— Begin Dataset section —

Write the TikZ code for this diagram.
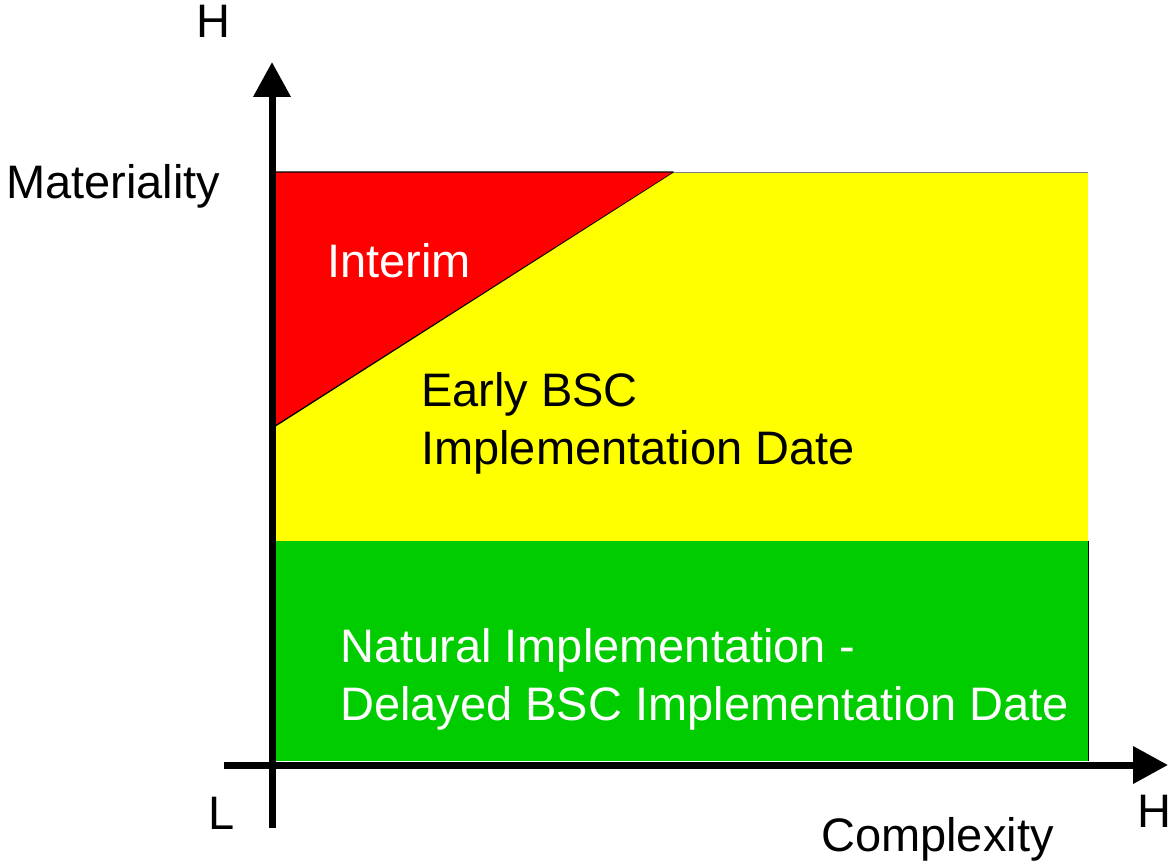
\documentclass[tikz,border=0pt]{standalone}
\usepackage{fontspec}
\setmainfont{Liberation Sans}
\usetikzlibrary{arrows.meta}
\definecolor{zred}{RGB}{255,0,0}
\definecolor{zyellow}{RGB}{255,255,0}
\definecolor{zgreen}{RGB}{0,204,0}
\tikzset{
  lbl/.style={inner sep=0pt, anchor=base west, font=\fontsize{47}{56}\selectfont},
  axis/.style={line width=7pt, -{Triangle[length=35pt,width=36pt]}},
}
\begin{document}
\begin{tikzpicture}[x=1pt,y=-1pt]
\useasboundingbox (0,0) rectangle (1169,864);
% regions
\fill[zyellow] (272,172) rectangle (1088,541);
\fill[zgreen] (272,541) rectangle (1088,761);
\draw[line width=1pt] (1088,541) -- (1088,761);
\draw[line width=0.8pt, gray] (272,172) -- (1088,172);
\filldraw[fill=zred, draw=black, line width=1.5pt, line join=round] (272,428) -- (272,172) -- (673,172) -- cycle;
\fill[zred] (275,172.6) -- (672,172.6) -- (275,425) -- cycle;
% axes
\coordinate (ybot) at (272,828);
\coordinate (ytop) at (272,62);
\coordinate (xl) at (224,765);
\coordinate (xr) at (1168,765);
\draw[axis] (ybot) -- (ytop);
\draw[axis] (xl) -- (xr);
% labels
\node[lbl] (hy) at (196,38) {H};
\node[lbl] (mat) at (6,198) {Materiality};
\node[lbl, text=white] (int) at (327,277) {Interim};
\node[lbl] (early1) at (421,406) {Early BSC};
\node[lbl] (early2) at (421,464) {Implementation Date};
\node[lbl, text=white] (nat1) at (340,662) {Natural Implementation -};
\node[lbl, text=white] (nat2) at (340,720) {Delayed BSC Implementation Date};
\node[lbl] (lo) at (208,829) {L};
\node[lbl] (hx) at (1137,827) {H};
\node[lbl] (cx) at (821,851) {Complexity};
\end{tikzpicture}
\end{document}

— End Dataset section —

§ Exercise objective
Quote the data above in full, leaving out the pictures it holds.

§ Task solution
Write the TikZ code for this diagram.
\documentclass[tikz,border=0pt]{standalone}
\usepackage{fontspec}
\setmainfont{Liberation Sans}
\usetikzlibrary{arrows.meta}
\definecolor{zred}{RGB}{255,0,0}
\definecolor{zyellow}{RGB}{255,255,0}
\definecolor{zgreen}{RGB}{0,204,0}
\tikzset{
  lbl/.style={inner sep=0pt, anchor=base west, font=\fontsize{47}{56}\selectfont},
  axis/.style={line width=7pt, -{Triangle[length=35pt,width=36pt]}},
}
\begin{document}
\begin{tikzpicture}[x=1pt,y=-1pt]
\useasboundingbox (0,0) rectangle (1169,864);
% regions
\fill[zyellow] (272,172) rectangle (1088,541);
\fill[zgreen] (272,541) rectangle (1088,761);
\draw[line width=1pt] (1088,541) -- (1088,761);
\draw[line width=0.8pt, gray] (272,172) -- (1088,172);
\filldraw[fill=zred, draw=black, line width=1.5pt, line join=round] (272,428) -- (272,172) -- (673,172) -- cycle;
\fill[zred] (275,172.6) -- (672,172.6) -- (275,425) -- cycle;
% axes
\coordinate (ybot) at (272,828);
\coordinate (ytop) at (272,62);
\coordinate (xl) at (224,765);
\coordinate (xr) at (1168,765);
\draw[axis] (ybot) -- (ytop);
\draw[axis] (xl) -- (xr);
% labels
\node[lbl] (hy) at (196,38) {H};
\node[lbl] (mat) at (6,198) {Materiality};
\node[lbl, text=white] (int) at (327,277) {Interim};
\node[lbl] (early1) at (421,406) {Early BSC};
\node[lbl] (early2) at (421,464) {Implementation Date};
\node[lbl, text=white] (nat1) at (340,662) {Natural Implementation -};
\node[lbl, text=white] (nat2) at (340,720) {Delayed BSC Implementation Date};
\node[lbl] (lo) at (208,829) {L};
\node[lbl] (hx) at (1137,827) {H};
\node[lbl] (cx) at (821,851) {Complexity};
\end{tikzpicture}
\end{document}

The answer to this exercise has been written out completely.